MCMC samples partitions in proportion to their probability. Structurama uses a particulary efficient variant of MCMC called Gibbs sampling. Each MCMC cycle involves a Gibbs scan of all the individuals. Hence, if you run the Markov chain for a total of 1000 cycles and you have 14 individuals in your data file, Structurama will have performed a total of 14,000 Gibbs samples. Every so often, the program outputs the current partition to a file. This file, by default, has the extension ".p". You can control how often the program outputs the current state of the Markov chain to the file using the "samplefreq" option. For example, the following command
mcmc ngen=10000 samplefreq=100 printfreq=25
specifies that the Markov chain should be run for 10,000 cycles, that the state of the chain should be output to a file every 100th cycle, and that some indication of the run status should be printed to the screen every 25th cycle.

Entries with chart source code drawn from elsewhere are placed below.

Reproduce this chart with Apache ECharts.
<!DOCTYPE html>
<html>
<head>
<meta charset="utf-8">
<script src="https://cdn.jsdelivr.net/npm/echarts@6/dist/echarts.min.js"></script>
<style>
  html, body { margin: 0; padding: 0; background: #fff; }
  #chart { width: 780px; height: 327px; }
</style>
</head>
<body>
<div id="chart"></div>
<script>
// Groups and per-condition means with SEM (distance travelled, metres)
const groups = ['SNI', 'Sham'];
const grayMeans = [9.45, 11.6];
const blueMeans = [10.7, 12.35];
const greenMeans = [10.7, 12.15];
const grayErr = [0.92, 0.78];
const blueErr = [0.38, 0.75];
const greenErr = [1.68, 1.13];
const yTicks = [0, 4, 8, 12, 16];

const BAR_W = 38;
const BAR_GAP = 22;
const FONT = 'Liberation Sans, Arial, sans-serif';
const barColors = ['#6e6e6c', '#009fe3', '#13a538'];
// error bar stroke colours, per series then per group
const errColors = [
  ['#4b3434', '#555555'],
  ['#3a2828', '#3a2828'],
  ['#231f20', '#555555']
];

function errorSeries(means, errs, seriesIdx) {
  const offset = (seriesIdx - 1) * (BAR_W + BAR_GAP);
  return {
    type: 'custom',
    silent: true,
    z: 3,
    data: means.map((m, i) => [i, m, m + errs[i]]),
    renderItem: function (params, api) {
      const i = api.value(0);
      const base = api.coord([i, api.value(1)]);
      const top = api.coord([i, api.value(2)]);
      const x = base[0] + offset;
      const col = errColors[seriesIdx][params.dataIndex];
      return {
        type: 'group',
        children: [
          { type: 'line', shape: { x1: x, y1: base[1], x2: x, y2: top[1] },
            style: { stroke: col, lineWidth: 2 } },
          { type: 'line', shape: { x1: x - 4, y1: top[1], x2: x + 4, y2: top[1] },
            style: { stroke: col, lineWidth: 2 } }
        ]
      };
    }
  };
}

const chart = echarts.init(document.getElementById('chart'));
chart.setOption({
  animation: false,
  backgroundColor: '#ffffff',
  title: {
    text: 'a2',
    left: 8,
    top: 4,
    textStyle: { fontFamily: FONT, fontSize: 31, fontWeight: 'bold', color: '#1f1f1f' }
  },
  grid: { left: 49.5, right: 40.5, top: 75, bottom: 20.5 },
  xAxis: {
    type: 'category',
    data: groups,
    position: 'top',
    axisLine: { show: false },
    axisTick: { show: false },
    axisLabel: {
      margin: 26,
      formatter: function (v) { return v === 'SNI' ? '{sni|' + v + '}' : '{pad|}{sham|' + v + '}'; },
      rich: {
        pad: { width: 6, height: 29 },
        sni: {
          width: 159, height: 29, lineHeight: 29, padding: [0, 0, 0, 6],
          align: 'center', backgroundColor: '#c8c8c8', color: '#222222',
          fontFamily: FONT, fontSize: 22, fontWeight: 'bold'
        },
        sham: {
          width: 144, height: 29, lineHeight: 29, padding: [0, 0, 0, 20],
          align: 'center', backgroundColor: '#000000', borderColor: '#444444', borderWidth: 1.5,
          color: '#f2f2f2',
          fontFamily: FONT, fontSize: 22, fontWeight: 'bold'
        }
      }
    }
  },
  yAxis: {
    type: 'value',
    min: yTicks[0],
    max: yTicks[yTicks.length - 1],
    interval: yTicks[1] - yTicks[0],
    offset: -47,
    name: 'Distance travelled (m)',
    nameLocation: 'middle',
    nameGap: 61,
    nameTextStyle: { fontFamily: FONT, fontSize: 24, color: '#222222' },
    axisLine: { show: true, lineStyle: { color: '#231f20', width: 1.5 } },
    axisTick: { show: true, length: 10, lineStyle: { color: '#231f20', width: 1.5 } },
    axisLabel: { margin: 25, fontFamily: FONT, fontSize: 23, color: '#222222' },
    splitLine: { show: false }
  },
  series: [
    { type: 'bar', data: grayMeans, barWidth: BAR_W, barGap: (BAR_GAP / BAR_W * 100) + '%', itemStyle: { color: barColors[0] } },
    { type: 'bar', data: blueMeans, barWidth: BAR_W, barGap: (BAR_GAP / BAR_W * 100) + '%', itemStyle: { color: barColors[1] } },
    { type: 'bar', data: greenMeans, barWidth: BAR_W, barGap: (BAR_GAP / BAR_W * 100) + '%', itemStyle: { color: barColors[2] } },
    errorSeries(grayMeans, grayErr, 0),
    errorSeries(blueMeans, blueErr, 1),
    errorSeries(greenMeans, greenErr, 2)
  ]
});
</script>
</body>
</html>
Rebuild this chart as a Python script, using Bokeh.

You can also specify the name of the file containing the MCMC samples using the "outfile" option.
6. Summarize results
You can summarize the results of a MCMC analysis of population assignment using one of several commands: showmeanpart, shownumpops, showtogetherness.

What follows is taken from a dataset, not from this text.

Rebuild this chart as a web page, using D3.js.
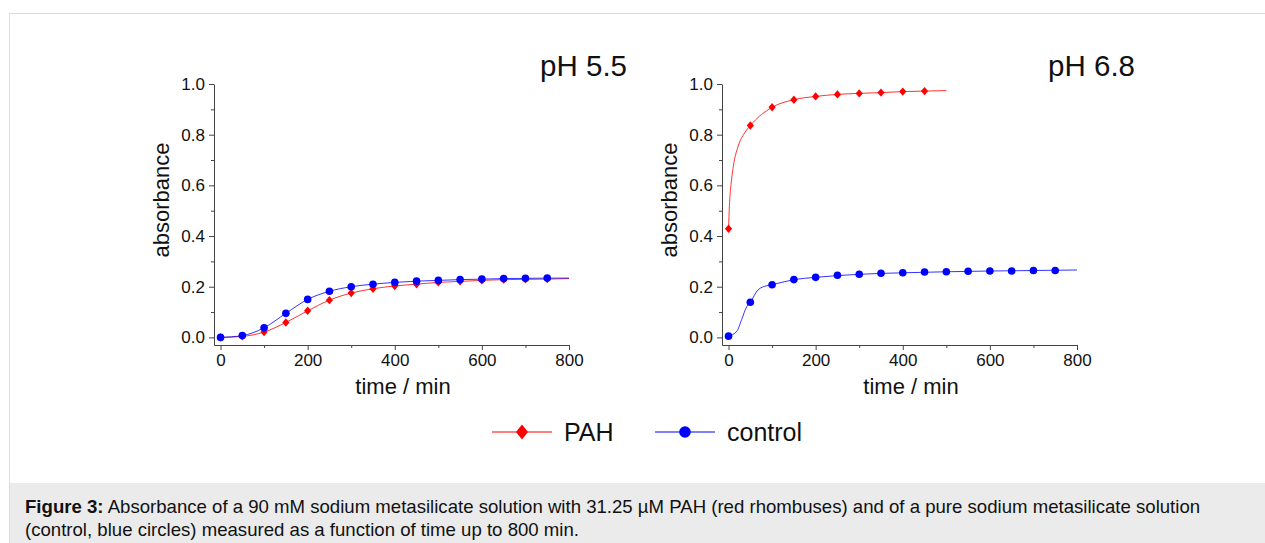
<!DOCTYPE html>
<html>
<head>
<meta charset="utf-8">
<script src="https://cdn.jsdelivr.net/npm/d3@7"></script>
<style>
  body { margin: 0; background: #fff; font-family: "Liberation Sans", Arial, sans-serif; }
  svg text { font-family: "Liberation Sans", Arial, sans-serif; }
</style>
</head>
<body>
<div id="chart"></div>
<script>
let width = 1265
let height = 543

// sampling times (min)
let times = [0, 50, 100, 150, 200, 250, 300, 350, 400, 450, 500, 550, 600, 650, 700, 750]

// pH 5.5 measured absorbance
let pah55 = [0.000, 0.004, 0.021, 0.059, 0.105, 0.147, 0.175, 0.192, 0.203, 0.210, 0.217, 0.221, 0.225, 0.228, 0.229, 0.230]
let ctrl55 = [0.000, 0.007, 0.038, 0.095, 0.150, 0.182, 0.200, 0.210, 0.217, 0.222, 0.225, 0.228, 0.230, 0.232, 0.233, 0.234]

// pH 6.8 measured absorbance (PAH only up to 450 min)
let pah68 = [0.429, 0.836, 0.908, 0.938, 0.951, 0.959, 0.963, 0.966, 0.970, 0.972]
let ctrl68 = [0.005, 0.139, 0.208, 0.228, 0.237, 0.245, 0.249, 0.253, 0.255, 0.258, 0.259, 0.261, 0.262, 0.262, 0.264, 0.264]

// fitted curves
let fitPah55T = [0, 50, 100, 150, 200, 250, 300, 350, 400, 450, 500, 550, 600, 650, 700, 750, 800]
let fitPah55 = [0.000, 0.004, 0.021, 0.059, 0.105, 0.147, 0.175, 0.192, 0.203, 0.210, 0.217, 0.221, 0.225, 0.228, 0.229, 0.230, 0.232]
let fitCtrl55T = [0, 50, 100, 150, 200, 250, 300, 350, 400, 450, 500, 550, 600, 650, 700, 750, 800]
let fitCtrl55 = [0.000, 0.007, 0.038, 0.095, 0.150, 0.182, 0.200, 0.210, 0.217, 0.222, 0.225, 0.228, 0.230, 0.232, 0.233, 0.234, 0.234]
let fitPah68T = [0, 2, 5, 11, 22, 37, 50, 100, 150, 200, 250, 300, 350, 400, 450, 500]
let fitPah68 = [0.429, 0.520, 0.590, 0.675, 0.754, 0.807, 0.836, 0.908, 0.938, 0.951, 0.959, 0.963, 0.966, 0.970, 0.972, 0.974]
let fitCtrl68T = [0, 19, 30, 42, 50, 68, 88, 100, 150, 200, 300, 400, 500, 600, 700, 800]
let fitCtrl68 = [0.005, 0.024, 0.070, 0.122, 0.139, 0.188, 0.204, 0.208, 0.228, 0.237, 0.249, 0.255, 0.259, 0.262, 0.264, 0.266]

let xTicks = [0, 200, 400, 600, 800]
let xMinor = [100, 300, 500, 700]
let yTicks = [0, 0.2, 0.4, 0.6, 0.8, 1.0]
let yMinor = [0.1, 0.3, 0.5, 0.7, 0.9]

let legendNames = ["PAH", "control"]
let red = "#ff0000"
let blue = "#0000ff"

let panels = [
  { title: "pH 5.5", left: 214, series: [
    { t: fitPah55T, v: fitPah55, pt: times, pv: pah55, color: red, shape: "diamond" },
    { t: fitCtrl55T, v: fitCtrl55, pt: times, pv: ctrl55, color: blue, shape: "circle" }
  ]},
  { title: "pH 6.8", left: 722, series: [
    { t: fitPah68T, v: fitPah68, pt: times.slice(0, pah68.length), pv: pah68, color: red, shape: "diamond" },
    { t: fitCtrl68T, v: fitCtrl68, pt: times, pv: ctrl68, color: blue, shape: "circle" }
  ]}
]

let svg = d3.select("#chart").append("svg")
  .attr("width", width)
  .attr("height", height)

// figure frame
svg.append("rect")
  .attr("x", 9.5).attr("y", 13.5)
  .attr("width", width).attr("height", height)
  .attr("fill", "#fff")
  .attr("stroke", "#dcdcdc")

// caption box
svg.append("rect")
  .attr("x", 10).attr("y", 483)
  .attr("width", width - 10).attr("height", height - 483)
  .attr("fill", "#ebebeb")

let diamond = (cx, cy, w, h) => `M${cx},${cy - h}L${cx + w},${cy}L${cx},${cy + h}L${cx - w},${cy}Z`

panels.forEach(p => {
  let x = d3.scaleLinear([-15, 800], [p.left, p.left + 355])
  let y = d3.scaleLinear([-0.03, 1.0], [345, 84])
  let g = svg.append("g")

  // minor ticks
  g.append("g").attr("transform", "translate(0,345)")
    .call(d3.axisBottom(x).tickValues(xMinor).tickSize(3).tickFormat(""))
    .call(a => a.select(".domain").remove())
  g.append("g").attr("transform", `translate(${p.left},0)`)
    .call(d3.axisLeft(y).tickValues(yMinor).tickSize(3).tickFormat(""))
    .call(a => a.select(".domain").remove())

  let xAxis = g.append("g").attr("transform", "translate(0,345)")
    .call(d3.axisBottom(x).tickValues(xTicks).tickSize(5).tickSizeOuter(0).tickPadding(4))
  let yAxis = g.append("g").attr("transform", `translate(${p.left},0)`)
    .call(d3.axisLeft(y).tickValues(yTicks).tickSize(5).tickSizeOuter(0).tickPadding(4).tickFormat(d3.format(".1f")))
  g.selectAll(".tick line, .domain").attr("stroke", "#444")
  g.selectAll(".tick text").attr("font-size", 17).attr("fill", "#111")
  xAxis.selectAll(".tick text").attr("dy", "0.72em")

  // axis titles
  g.append("text")
    .attr("x", p.left + 189).attr("y", 394)
    .attr("text-anchor", "middle").attr("font-size", 22).attr("fill", "#111")
    .text("time / min")
  g.append("text")
    .attr("transform", `translate(${p.left - 45},200) rotate(-90)`)
    .attr("text-anchor", "middle").attr("font-size", 22).attr("fill", "#111")
    .text("absorbance")
  g.append("text")
    .attr("x", p.left + 413).attr("y", 76)
    .attr("text-anchor", "end").attr("font-size", 29.5).attr("fill", "#111")
    .text(p.title)

  p.series.forEach(s => {
    let line = d3.line().x((d, i) => x(s.t[i])).y(d => y(d)).curve(d3.curveMonotoneX)
    g.append("path")
      .attr("d", line(s.v))
      .attr("fill", "none")
      .attr("stroke", s.color)
      .attr("stroke-width", 1)
      .attr("stroke-opacity", 0.8)
    s.pv.forEach((v, i) => {
      if (s.shape == "circle") {
        g.append("circle").attr("cx", x(s.pt[i])).attr("cy", y(v)).attr("r", 3.8).attr("fill", s.color)
      } else {
        g.append("path").attr("d", diamond(x(s.pt[i]), y(v), 3.6, 4.2)).attr("fill", s.color)
      }
    })
  })
})

// legend
let legend = svg.append("g")
let legX = [492, 655]
legendNames.forEach((name, i) => {
  let color = i == 0 ? red : blue
  let lx = legX[i]
  legend.append("line")
    .attr("x1", lx).attr("x2", lx + 60).attr("y1", 432).attr("y2", 432)
    .attr("stroke", color).attr("stroke-width", 1.2)
  if (i == 0) {
    legend.append("path").attr("d", diamond(lx + 30, 432, 6, 7.5)).attr("fill", color)
  } else {
    legend.append("circle").attr("cx", lx + 30).attr("cy", 432).attr("r", 5.8).attr("fill", color)
  }
  legend.append("text")
    .attr("x", lx + 72).attr("y", 441)
    .attr("font-size", 25).attr("fill", "#111")
    .text(name)
})

// caption
let cap = svg.append("text").attr("font-size", 18.6).attr("fill", "#111")
let line1 = cap.append("tspan").attr("x", 25).attr("y", 513)
line1.append("tspan").attr("font-weight", "bold").text("Figure 3:")
line1.append("tspan").text(" Absorbance of a 90 mM sodium metasilicate solution with 31.25 µM PAH (red rhombuses) and of a pure sodium metasilicate solution")
cap.append("tspan").attr("x", 25).attr("y", 536)
  .text("(control, blue circles) measured as a function of time up to 800 min.")
</script>
</body>
</html>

The fraction of the time the MCMC algorithm samples a particular partition of individuals among populations is a valid approximation of the posterior probability of that partition. Summarizing the results of a MCMC analysis of population assignment is not trivial. Structurama summarizes results of a MCMC analysis using a couple of different methods. One thing the program provides is a "mean" partition (showmeanpart). This is the partition that minimizes the squared distance to all of the sampled partitions. We use a distance on partitions originally described by Gusfield (2004). The program will also report the posterior probability of the number of populations (shownumpops). Finally, the program will calculate the posterior probability that two individuals are in the same population (showtogetherness).